:: Input ::
======

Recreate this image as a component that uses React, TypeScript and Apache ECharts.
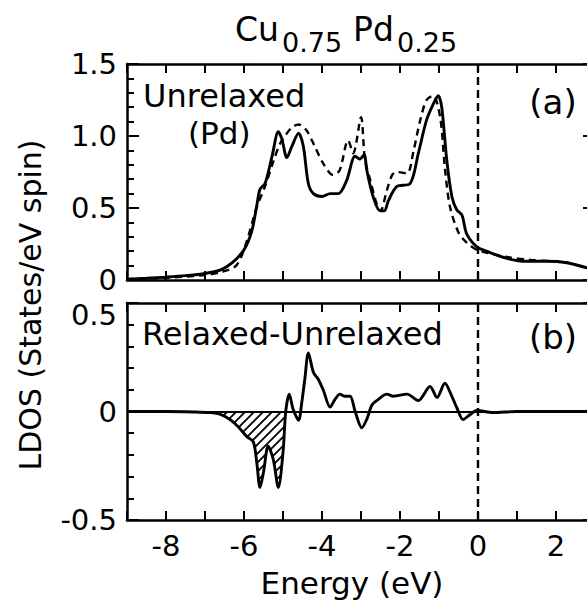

======

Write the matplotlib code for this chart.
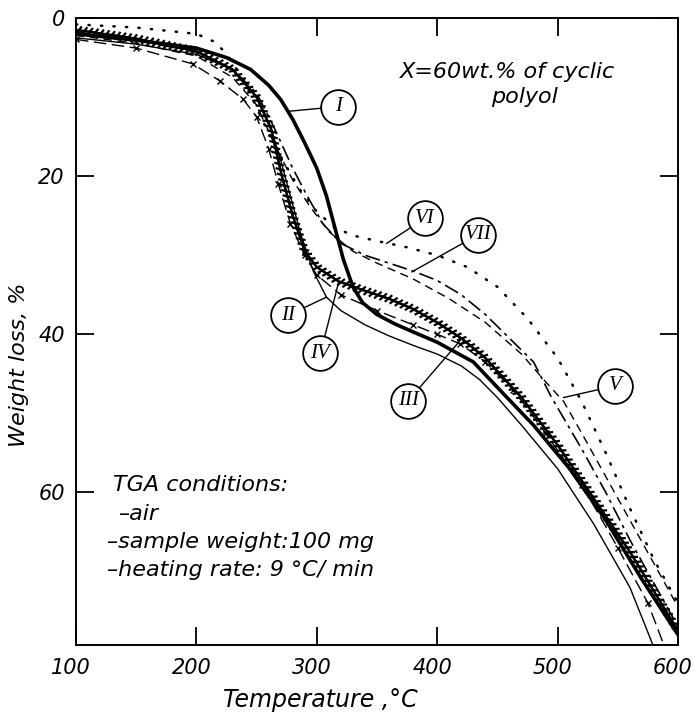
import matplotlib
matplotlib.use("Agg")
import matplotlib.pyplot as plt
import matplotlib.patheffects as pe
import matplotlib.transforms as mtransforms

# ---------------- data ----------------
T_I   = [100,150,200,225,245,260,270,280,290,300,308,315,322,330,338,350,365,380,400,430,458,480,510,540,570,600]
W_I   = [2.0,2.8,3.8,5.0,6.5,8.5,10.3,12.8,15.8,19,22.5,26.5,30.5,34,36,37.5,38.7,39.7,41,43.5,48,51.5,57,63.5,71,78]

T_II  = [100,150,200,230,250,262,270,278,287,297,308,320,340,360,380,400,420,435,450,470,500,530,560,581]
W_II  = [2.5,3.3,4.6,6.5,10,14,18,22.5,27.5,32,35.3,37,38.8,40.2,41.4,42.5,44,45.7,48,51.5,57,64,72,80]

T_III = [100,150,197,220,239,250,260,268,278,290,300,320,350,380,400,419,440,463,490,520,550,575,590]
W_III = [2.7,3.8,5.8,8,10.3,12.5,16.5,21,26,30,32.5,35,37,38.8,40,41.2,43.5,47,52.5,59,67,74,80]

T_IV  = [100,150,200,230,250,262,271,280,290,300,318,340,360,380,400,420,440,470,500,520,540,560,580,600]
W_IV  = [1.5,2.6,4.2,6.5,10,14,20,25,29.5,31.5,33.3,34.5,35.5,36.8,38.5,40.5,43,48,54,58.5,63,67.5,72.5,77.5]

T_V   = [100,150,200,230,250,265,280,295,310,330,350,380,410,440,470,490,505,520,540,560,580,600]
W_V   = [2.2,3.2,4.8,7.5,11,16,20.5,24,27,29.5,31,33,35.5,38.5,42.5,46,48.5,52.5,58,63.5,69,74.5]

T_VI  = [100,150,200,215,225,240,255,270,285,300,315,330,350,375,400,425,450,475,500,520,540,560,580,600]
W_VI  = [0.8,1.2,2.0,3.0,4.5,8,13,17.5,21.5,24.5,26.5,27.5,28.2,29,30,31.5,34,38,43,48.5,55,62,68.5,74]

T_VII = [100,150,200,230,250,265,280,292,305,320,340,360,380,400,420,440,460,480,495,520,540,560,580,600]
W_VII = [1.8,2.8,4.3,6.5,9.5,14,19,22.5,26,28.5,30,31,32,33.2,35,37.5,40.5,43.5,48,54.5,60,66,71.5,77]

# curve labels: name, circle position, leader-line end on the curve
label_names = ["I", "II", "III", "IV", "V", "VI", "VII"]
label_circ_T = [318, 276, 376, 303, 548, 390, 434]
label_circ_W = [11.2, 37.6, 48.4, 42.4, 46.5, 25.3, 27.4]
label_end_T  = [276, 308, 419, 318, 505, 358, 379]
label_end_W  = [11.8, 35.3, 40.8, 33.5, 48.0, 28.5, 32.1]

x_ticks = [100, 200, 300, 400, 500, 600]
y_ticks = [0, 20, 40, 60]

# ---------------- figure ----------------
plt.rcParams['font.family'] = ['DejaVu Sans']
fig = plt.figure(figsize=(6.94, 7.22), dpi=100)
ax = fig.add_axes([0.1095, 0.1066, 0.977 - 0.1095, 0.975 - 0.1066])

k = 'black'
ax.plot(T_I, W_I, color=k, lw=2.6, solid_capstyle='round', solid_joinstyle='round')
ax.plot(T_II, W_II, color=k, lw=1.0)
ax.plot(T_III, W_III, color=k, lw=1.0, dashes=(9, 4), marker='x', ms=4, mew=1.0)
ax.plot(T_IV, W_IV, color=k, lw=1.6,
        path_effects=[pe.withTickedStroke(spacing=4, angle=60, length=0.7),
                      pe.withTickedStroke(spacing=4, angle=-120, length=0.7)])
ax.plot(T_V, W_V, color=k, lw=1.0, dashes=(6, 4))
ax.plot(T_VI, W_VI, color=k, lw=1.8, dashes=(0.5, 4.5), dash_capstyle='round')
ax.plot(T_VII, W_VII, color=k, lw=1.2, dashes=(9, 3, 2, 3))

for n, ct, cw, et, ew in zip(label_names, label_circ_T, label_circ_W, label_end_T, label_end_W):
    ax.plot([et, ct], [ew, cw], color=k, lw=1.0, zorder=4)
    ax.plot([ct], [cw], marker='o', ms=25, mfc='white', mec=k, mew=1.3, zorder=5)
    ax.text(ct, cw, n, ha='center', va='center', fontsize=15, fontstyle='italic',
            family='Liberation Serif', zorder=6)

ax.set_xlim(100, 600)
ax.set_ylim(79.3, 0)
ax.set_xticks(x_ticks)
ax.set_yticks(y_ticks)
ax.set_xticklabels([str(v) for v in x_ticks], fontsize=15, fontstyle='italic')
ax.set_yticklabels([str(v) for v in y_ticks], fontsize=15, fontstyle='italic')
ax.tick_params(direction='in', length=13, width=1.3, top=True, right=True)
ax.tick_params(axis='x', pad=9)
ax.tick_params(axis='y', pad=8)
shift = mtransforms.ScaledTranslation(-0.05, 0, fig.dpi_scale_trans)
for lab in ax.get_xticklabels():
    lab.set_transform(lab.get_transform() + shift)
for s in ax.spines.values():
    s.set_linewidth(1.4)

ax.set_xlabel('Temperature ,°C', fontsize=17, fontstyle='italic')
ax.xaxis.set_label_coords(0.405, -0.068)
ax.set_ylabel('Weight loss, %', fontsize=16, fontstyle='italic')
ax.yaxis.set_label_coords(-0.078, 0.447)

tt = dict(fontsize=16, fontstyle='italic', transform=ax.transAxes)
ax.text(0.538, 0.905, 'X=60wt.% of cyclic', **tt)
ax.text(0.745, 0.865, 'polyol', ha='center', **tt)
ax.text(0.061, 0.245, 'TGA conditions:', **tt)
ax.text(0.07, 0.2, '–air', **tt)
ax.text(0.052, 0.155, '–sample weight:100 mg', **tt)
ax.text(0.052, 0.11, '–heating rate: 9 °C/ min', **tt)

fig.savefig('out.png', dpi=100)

======

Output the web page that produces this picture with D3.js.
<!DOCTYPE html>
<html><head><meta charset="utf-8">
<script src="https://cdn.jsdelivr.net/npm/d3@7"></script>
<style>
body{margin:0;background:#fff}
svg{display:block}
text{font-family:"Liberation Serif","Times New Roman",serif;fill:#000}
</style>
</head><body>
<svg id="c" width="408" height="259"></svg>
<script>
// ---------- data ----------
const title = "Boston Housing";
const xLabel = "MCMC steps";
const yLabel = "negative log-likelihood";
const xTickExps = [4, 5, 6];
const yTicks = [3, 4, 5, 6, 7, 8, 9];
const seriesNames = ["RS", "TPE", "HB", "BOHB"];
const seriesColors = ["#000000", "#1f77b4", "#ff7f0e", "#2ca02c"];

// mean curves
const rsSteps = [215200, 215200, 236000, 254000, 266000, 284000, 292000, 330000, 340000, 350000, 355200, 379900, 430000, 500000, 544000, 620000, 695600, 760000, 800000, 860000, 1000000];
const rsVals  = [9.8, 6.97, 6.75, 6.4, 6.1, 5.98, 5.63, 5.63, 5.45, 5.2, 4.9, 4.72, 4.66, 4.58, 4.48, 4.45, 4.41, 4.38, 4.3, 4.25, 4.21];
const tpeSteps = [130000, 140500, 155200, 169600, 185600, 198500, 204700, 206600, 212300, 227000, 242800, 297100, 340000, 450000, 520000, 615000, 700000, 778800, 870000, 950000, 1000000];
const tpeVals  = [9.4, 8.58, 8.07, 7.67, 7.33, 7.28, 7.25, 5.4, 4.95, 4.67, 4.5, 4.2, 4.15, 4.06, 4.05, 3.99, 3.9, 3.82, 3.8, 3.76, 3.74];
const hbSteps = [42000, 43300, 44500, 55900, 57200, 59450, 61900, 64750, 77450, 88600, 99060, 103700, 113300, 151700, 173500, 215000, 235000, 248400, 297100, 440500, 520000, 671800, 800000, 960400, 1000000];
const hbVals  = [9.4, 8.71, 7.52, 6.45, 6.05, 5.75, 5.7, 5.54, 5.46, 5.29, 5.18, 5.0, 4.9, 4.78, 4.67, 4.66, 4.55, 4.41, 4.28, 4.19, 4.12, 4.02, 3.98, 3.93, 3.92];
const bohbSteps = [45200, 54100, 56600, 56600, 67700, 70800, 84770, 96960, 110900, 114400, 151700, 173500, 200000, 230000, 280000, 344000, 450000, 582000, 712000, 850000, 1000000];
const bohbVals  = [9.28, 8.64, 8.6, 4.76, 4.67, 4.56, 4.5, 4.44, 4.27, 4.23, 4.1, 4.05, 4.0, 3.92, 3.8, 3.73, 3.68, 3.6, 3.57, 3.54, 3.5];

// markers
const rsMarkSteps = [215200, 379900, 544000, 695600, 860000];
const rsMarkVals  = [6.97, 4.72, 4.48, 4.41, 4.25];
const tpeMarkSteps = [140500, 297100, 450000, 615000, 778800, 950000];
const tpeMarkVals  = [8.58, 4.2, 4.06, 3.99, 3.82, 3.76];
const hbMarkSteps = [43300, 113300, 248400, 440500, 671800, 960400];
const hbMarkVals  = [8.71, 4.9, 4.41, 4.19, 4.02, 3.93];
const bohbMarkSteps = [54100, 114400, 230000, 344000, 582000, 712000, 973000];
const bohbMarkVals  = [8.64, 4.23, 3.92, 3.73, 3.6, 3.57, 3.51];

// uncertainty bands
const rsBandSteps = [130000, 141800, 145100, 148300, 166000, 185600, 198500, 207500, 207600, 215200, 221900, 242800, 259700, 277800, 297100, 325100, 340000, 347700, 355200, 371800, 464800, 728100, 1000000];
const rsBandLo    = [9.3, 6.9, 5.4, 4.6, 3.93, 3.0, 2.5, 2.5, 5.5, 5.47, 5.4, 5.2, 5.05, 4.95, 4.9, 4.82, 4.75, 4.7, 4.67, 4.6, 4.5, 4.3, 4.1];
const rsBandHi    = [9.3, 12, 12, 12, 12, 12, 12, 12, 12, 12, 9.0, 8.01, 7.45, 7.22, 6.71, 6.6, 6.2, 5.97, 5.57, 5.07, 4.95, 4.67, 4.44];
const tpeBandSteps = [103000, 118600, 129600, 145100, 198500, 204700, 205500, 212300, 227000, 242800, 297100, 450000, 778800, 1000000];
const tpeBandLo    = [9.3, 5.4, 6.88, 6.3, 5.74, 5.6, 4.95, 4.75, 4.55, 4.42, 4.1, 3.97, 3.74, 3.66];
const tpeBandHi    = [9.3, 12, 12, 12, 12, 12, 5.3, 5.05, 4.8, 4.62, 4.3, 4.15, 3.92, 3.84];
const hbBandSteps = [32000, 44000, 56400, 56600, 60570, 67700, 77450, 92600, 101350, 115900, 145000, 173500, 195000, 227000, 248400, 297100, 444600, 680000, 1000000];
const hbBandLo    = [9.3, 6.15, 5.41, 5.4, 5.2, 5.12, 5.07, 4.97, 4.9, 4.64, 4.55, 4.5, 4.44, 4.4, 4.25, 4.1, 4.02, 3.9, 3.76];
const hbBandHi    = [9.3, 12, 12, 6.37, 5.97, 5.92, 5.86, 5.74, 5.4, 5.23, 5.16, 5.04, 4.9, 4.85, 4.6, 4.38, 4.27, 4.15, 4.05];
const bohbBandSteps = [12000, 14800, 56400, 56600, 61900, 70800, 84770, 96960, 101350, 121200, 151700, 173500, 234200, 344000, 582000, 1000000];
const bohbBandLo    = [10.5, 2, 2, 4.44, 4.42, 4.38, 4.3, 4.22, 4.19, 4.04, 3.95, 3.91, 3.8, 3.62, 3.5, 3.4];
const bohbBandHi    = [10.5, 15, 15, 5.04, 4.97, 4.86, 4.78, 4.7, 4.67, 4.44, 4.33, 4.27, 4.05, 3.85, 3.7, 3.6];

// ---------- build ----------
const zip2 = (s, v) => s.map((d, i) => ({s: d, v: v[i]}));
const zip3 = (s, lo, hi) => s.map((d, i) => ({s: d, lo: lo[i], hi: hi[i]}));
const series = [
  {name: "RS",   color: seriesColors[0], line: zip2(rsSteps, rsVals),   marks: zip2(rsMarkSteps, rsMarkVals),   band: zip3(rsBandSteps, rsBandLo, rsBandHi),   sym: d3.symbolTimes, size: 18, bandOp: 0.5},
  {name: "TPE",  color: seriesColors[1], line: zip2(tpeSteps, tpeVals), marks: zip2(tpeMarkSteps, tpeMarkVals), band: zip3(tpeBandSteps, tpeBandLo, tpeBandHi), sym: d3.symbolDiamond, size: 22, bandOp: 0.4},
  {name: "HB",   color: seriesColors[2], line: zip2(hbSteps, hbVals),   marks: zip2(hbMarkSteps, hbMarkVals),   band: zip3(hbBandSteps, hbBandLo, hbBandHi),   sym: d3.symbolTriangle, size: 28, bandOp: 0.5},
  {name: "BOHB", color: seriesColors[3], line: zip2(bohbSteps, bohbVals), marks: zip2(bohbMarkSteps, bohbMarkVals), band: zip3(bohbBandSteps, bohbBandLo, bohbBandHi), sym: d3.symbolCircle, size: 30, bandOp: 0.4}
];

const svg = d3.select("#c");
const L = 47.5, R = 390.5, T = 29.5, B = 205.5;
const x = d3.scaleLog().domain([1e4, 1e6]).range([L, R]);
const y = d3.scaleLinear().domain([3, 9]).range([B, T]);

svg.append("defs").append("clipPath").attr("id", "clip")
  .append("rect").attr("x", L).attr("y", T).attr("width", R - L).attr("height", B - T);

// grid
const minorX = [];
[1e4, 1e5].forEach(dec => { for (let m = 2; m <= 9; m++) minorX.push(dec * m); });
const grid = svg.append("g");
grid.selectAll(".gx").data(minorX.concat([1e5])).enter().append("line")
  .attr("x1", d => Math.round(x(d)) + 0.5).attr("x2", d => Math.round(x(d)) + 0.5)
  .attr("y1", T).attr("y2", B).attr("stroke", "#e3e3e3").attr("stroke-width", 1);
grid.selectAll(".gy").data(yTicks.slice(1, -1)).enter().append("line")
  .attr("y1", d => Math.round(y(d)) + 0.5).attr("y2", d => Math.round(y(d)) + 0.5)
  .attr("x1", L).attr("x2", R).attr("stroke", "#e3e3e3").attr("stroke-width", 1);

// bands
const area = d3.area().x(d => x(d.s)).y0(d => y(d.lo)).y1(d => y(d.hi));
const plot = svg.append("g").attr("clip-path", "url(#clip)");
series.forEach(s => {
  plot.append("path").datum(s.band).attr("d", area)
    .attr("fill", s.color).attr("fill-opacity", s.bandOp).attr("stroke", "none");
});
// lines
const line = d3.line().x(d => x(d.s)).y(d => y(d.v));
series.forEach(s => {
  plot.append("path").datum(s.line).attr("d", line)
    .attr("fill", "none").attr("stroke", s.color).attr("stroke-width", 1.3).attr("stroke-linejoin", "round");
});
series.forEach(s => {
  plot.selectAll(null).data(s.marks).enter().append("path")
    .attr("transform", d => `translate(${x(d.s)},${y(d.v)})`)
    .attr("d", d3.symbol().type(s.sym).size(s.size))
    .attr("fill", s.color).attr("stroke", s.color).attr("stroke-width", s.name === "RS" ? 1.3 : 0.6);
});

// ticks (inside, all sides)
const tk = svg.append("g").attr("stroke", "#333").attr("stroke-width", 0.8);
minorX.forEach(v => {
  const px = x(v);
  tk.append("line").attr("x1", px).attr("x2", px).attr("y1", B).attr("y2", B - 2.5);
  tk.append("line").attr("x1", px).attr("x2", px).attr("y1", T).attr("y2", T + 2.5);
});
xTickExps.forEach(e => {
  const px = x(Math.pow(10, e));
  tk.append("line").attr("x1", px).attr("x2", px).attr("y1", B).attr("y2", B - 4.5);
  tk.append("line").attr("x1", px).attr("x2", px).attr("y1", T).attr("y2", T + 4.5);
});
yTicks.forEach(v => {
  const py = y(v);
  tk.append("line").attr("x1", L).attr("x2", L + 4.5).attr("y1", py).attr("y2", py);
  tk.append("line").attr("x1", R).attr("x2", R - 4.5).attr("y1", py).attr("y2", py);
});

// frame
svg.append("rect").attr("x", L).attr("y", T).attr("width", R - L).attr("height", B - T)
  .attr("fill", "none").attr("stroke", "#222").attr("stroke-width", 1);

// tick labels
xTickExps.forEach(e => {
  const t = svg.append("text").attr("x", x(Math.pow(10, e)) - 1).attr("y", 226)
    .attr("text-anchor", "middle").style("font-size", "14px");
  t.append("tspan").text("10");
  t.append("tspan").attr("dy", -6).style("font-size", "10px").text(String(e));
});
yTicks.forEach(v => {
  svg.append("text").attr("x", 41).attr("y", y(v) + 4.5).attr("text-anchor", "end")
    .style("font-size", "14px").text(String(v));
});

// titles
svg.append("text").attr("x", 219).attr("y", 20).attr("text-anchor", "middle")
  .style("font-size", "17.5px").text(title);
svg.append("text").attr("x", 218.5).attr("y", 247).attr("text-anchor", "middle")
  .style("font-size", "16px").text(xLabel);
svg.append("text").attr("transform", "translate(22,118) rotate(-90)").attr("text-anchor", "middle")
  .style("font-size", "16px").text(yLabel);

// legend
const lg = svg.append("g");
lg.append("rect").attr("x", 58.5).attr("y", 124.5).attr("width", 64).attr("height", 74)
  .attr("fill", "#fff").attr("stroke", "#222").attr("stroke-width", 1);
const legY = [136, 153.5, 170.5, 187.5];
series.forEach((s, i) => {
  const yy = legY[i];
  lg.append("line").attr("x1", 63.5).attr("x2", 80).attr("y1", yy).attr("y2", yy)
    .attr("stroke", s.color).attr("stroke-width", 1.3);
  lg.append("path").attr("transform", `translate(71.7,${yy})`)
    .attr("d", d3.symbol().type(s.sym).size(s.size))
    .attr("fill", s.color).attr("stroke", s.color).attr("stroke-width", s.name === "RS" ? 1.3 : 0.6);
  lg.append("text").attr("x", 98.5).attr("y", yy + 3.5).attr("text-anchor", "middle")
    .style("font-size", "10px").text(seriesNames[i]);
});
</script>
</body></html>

======

:: Task requirements ::
Working from the entries above, reproduce exactly and only the lines beginning with the line that has "Write the matplotlib code for this chart." and ending with the line that has "import matplotlib.transforms as mtransforms"; omit all pictures.

:: Reply to the exercise ::
Write the matplotlib code for this chart.
import matplotlib
matplotlib.use("Agg")
import matplotlib.pyplot as plt
import matplotlib.patheffects as pe
import matplotlib.transforms as mtransforms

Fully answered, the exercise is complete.